> Work to complete
State how many lines hold the string "styles". Give the number and nothing else.

= = = = = = =

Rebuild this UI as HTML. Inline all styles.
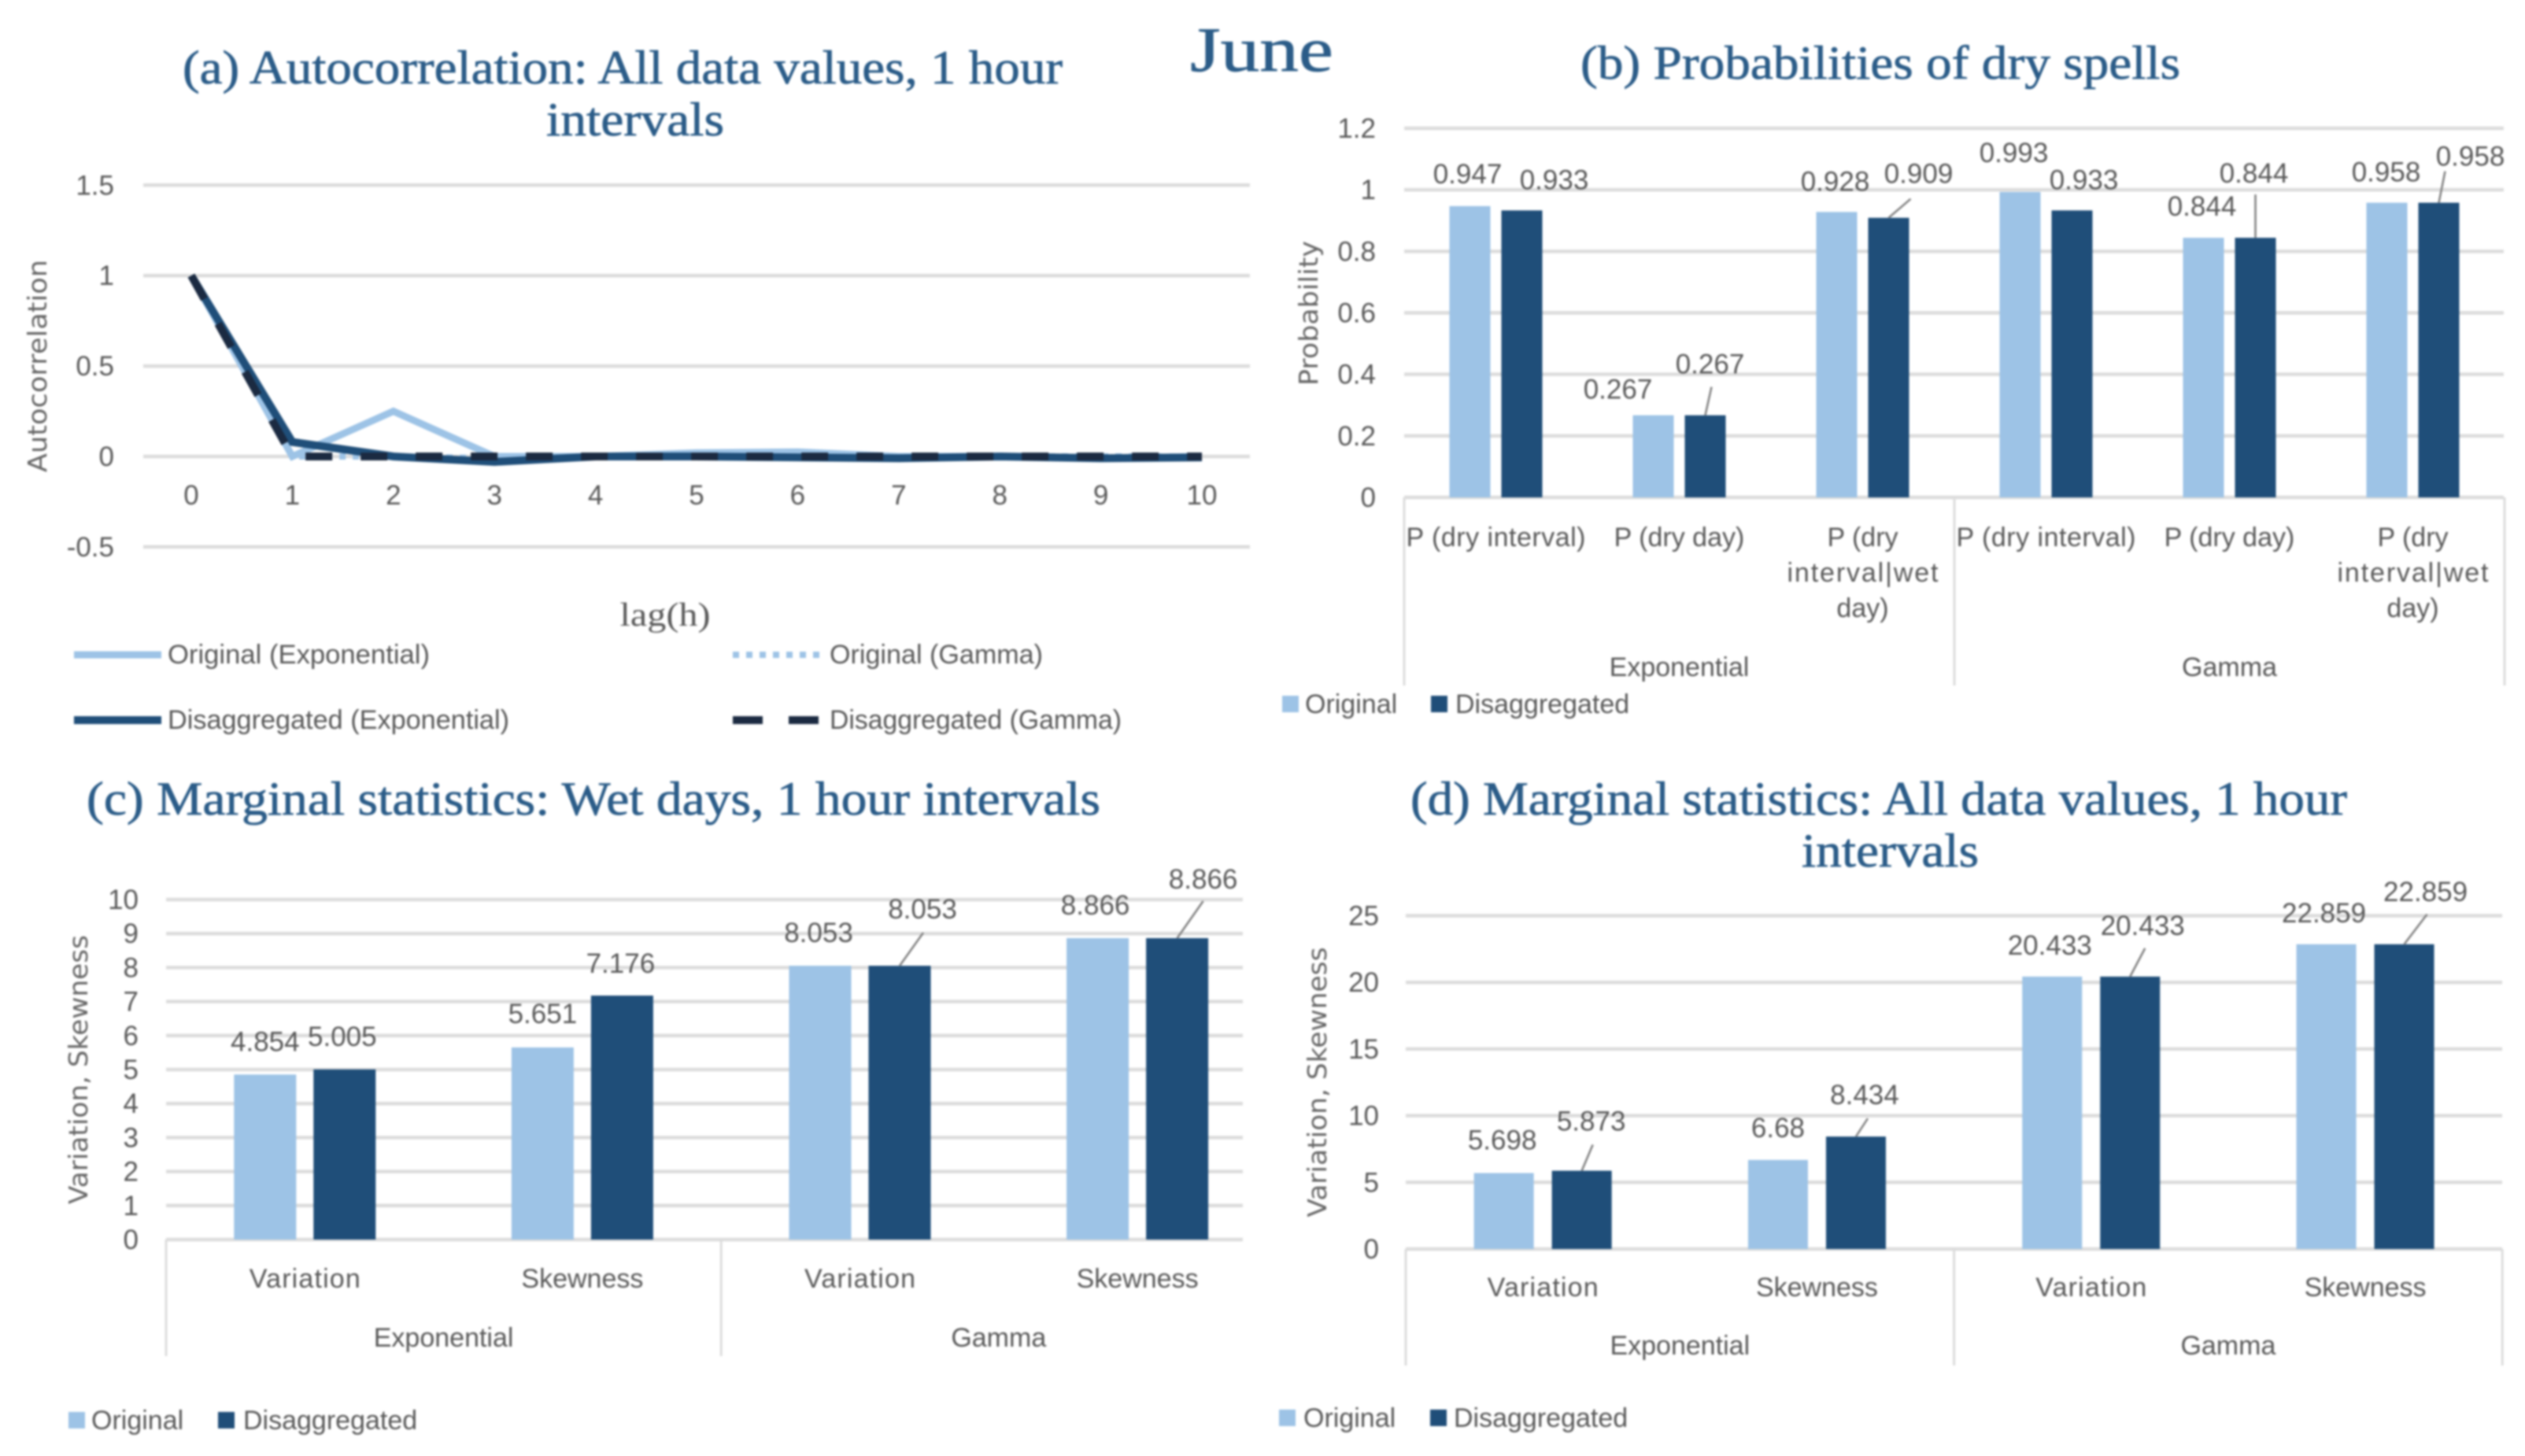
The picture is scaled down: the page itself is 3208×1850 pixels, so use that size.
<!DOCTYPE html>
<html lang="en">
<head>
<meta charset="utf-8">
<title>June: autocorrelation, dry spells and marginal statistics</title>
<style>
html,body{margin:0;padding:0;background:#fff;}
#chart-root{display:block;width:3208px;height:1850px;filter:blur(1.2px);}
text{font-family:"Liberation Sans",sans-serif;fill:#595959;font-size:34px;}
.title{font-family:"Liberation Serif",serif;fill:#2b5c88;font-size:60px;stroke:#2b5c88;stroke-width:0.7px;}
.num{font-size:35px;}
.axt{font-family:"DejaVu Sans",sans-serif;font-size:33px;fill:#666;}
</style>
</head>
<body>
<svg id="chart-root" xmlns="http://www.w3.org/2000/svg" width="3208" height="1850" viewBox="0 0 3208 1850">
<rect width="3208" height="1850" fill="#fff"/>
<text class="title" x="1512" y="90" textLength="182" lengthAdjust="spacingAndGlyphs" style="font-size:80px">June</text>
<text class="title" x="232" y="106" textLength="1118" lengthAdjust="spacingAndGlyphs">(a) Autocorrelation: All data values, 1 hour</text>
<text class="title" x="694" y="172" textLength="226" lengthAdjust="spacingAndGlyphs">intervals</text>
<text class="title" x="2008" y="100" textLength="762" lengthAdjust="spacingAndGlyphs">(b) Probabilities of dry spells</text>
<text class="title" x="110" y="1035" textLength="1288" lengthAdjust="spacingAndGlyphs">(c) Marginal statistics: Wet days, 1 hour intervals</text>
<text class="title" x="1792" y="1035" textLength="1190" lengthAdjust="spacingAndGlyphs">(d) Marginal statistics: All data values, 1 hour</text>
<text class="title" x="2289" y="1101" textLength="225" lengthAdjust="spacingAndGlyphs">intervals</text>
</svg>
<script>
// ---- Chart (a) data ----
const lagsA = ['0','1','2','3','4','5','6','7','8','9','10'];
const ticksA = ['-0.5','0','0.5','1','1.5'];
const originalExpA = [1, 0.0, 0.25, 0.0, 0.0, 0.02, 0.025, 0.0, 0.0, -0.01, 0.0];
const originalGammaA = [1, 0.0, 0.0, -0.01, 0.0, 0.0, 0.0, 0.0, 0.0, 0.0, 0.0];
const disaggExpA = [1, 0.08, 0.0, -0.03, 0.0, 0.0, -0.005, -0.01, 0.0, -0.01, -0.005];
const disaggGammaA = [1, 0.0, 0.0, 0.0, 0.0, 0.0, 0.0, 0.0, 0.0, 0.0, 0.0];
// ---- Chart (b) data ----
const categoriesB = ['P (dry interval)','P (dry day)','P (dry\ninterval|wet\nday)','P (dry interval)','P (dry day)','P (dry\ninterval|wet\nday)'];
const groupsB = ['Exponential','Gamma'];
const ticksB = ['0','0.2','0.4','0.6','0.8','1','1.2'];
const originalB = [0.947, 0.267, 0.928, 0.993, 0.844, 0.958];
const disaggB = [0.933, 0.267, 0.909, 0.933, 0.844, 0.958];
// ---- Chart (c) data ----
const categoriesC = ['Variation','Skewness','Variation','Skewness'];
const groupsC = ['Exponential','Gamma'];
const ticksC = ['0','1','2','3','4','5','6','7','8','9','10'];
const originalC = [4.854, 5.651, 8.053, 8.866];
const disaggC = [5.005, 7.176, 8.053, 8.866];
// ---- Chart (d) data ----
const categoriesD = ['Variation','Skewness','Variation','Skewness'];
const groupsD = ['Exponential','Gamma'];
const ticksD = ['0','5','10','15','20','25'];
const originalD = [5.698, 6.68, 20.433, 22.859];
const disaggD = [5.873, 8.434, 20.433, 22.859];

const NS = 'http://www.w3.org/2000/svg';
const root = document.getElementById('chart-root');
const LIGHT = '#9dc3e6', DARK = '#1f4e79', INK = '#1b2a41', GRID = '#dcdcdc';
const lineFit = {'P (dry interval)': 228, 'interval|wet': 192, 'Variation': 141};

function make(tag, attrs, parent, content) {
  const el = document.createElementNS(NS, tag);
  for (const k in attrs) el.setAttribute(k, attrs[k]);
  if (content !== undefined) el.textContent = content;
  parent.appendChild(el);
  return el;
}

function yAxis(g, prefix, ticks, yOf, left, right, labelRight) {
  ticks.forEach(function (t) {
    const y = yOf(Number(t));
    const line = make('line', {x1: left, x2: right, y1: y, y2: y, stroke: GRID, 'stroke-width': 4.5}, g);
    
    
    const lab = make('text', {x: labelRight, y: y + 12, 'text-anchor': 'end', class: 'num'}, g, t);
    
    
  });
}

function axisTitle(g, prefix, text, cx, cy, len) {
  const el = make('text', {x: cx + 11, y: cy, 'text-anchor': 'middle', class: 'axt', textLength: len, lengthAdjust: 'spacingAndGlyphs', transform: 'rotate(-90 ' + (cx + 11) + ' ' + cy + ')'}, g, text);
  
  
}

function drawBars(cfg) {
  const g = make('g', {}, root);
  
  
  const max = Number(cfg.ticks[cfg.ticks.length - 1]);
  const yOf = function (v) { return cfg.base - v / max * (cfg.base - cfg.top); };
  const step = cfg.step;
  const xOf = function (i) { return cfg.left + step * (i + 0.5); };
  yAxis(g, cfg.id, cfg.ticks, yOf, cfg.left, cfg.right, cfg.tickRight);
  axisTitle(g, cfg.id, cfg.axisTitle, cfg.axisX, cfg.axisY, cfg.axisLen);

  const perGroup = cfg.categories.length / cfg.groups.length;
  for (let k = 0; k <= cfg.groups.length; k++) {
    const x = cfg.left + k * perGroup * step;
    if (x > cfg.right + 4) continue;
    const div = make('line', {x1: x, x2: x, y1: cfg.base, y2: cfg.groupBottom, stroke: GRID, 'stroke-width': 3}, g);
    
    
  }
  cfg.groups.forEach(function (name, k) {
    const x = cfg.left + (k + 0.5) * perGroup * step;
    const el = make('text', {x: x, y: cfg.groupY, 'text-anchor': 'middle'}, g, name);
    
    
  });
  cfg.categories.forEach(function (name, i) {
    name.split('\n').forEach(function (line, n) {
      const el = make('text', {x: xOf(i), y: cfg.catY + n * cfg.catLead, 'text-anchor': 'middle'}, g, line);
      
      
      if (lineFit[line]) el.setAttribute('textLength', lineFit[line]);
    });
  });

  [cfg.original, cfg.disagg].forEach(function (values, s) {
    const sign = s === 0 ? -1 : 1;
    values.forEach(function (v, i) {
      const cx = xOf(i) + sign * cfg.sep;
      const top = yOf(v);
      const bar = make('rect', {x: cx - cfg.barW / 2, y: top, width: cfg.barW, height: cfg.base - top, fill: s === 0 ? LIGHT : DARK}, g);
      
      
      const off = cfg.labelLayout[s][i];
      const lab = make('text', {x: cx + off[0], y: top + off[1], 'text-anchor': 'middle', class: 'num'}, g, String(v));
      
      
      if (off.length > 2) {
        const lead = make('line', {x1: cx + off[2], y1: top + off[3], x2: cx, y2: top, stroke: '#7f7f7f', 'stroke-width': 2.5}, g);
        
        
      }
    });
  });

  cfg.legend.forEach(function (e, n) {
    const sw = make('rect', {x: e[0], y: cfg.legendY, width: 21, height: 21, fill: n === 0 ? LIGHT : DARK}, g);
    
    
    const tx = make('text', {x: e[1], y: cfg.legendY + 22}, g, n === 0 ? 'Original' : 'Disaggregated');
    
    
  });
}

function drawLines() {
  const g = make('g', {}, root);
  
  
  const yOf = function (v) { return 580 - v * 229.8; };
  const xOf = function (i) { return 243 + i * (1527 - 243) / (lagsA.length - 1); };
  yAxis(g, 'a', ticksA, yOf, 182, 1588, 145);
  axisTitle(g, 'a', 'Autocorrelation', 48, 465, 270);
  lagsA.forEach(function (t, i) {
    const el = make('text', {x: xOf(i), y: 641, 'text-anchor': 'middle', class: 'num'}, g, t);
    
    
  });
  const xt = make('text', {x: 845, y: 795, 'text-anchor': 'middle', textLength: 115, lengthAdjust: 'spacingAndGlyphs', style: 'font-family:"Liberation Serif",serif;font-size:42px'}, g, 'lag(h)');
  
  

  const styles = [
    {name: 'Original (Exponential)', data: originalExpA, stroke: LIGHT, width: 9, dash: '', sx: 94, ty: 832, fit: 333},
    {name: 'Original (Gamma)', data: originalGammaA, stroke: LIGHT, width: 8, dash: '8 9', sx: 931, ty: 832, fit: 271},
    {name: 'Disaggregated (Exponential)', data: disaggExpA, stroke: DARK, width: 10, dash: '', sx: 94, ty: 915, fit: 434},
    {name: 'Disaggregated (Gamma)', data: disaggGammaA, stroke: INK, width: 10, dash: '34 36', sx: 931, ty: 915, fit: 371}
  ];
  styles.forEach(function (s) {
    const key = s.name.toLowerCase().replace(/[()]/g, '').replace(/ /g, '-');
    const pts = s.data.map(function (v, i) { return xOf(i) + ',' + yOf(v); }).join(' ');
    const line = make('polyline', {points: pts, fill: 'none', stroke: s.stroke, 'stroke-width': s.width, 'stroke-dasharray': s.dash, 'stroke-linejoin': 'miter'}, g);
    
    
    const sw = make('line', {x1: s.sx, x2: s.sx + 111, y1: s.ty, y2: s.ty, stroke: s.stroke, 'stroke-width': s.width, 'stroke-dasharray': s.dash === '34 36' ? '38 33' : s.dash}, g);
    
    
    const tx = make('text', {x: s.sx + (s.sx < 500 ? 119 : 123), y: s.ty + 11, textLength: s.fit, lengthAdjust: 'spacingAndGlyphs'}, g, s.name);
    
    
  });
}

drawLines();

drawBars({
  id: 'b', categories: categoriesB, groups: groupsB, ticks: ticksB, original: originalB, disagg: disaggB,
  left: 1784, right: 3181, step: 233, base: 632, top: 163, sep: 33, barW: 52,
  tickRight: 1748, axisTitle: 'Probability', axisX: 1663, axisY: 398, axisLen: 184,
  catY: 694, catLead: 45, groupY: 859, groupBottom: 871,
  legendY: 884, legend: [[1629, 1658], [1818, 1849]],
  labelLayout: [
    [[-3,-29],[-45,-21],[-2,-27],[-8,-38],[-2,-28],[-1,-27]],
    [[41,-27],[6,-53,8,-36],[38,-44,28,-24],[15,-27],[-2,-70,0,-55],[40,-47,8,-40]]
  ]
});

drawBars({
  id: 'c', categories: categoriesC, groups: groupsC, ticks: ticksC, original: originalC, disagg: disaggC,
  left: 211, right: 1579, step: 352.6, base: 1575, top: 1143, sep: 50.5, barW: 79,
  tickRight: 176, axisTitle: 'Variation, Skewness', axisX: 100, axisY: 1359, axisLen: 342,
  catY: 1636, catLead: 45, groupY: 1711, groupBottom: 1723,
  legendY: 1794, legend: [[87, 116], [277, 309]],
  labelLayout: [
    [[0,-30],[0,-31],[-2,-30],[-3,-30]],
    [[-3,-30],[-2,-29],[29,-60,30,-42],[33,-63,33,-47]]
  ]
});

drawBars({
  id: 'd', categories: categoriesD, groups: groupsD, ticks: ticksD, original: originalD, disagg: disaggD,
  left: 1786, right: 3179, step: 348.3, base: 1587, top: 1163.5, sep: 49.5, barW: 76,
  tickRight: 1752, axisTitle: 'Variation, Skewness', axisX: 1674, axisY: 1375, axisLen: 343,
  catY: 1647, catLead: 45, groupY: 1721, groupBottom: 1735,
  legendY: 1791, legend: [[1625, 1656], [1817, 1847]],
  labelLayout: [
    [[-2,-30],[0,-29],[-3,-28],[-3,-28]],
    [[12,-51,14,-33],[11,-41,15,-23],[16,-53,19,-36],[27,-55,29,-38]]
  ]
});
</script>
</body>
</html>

= = = = = = =

> The response
3